One of the jobs of being a database developer or
administrator is to update records when there is a new request. For
example, imagine a company has decided to change the minimum salary of all
employees and the manager gives it to you. If the company is small as
having less than 10 employees, you can easily open the table or the form
that holds the employees records, manually examine the employees with the
lowest salary, and then change those who have a salary below the company's
new set. You can also create an update query that would perform the task.
The job here is to check all salaries but to make a change only to
those that respond to a specific criterion.

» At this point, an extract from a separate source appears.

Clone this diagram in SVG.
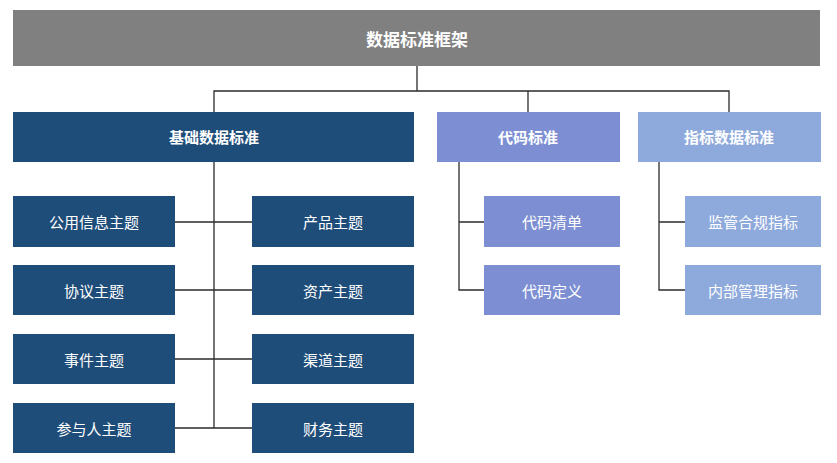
<svg xmlns="http://www.w3.org/2000/svg" width="837" height="463" viewBox="0 0 837 463">
<style>
text{font-family:"Noto Sans CJK SC","Microsoft YaHei",sans-serif;fill:#fff;text-anchor:middle;dominant-baseline:central;font-size:15px}
.b{font-weight:bold}
.t{font-size:17px;font-weight:bold}
.dark{fill:#1f4d79}
.code{fill:#7d8fd2}
.ind{fill:#8ea9db}
.conn{stroke:#2b2b2b;stroke-width:1.3;fill:none}
</style>
<rect width="837" height="463" fill="#fff"/>
<g id="root"><rect x="13" y="10" width="807" height="56" fill="#808080"/><text class="t" x="417" y="38">数据标准框架</text></g>
<g id="conn">
<path class="conn" d="M417 66V91M214 112V91H729V112M528 91V112"/>
<path class="conn" d="M214 162V428M175 222H252M175 290H252M175 359H252M175 428H252"/>
<path class="conn" d="M459 162V290H484M459 222H484"/>
<path class="conn" d="M659 162V290H685M659 222H685"/>
</g>
<g id="basic"><rect class="dark" x="13" y="112" width="401" height="50"/><text class="b" x="214" y="136">基础数据标准</text></g>
<g id="code"><rect class="code" x="437" y="112" width="183" height="50"/><text class="b" x="528" y="136">代码标准</text></g>
<g id="indicator"><rect class="ind" x="638" y="112" width="183" height="50"/><text class="b" x="729" y="136">指标数据标准</text></g>
<g id="n1"><rect class="dark" x="13" y="196" width="162" height="51"/><text x="94" y="221">公用信息主题</text></g>
<g id="n2"><rect class="dark" x="13" y="265" width="162" height="50"/><text x="94" y="290">协议主题</text></g>
<g id="n3"><rect class="dark" x="13" y="334" width="162" height="50"/><text x="94" y="359">事件主题</text></g>
<g id="n4"><rect class="dark" x="13" y="403" width="162" height="50"/><text x="94" y="428">参与人主题</text></g>
<g id="n5"><rect class="dark" x="252" y="196" width="162" height="51"/><text x="333" y="221">产品主题</text></g>
<g id="n6"><rect class="dark" x="252" y="265" width="162" height="50"/><text x="333" y="290">资产主题</text></g>
<g id="n7"><rect class="dark" x="252" y="334" width="162" height="50"/><text x="333" y="359">渠道主题</text></g>
<g id="n8"><rect class="dark" x="252" y="403" width="162" height="50"/><text x="333" y="428">财务主题</text></g>
<g id="c1"><rect class="code" x="484" y="196" width="136" height="51"/><text x="552" y="221">代码清单</text></g>
<g id="c2"><rect class="code" x="484" y="265" width="136" height="50"/><text x="552" y="290">代码定义</text></g>
<g id="i1"><rect class="ind" x="685" y="196" width="136" height="51"/><text x="753" y="221">监管合规指标</text></g>
<g id="i2"><rect class="ind" x="685" y="265" width="136" height="50"/><text x="753" y="290">内部管理指标</text></g>
</svg>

For example, if you must
change the minimum salary to 8.55, your change would affect only those
employees who are making less than $8.55/hr.
Imagine a company has decided to give a general raise
to all employees, for example $0.35. Once again, for a small company of 10
employees or less, you can simply open the table or the form that holds
employees records, get to the salary column, and add the new raise to each
salary. If the company is medium to large, you cannot take the risk of
doing this manually. Once again, you have various alternatives to solving
this type of problem. For example, you can create an update query using a
SQL statement and perform the task.
As mentioned already, if you try solving this type of
problem manually, you are likely to make a mistake. Solving it with an
update query may not be as friendly because, after creating the query,
since you cannot just hand a query to a "casual" user, you would
then have to either train a user, which could be a waste of time, or
create a form, in which case, you would work twice to solve one problem.
As ADO is not always as difficult as it may appear to be, these types of
problems can be solved with just a few lines of code. The advantage also
is that, as we will do here, you can create a simple for, make it
available to the user who can then fill it up with the desired value,
without your intervention. Of course, the form can also be used more than
once (it can also become dangerous if given to an irresponsible user who
may just decide to give a $10/hr raise to all 750 employees... Sweet).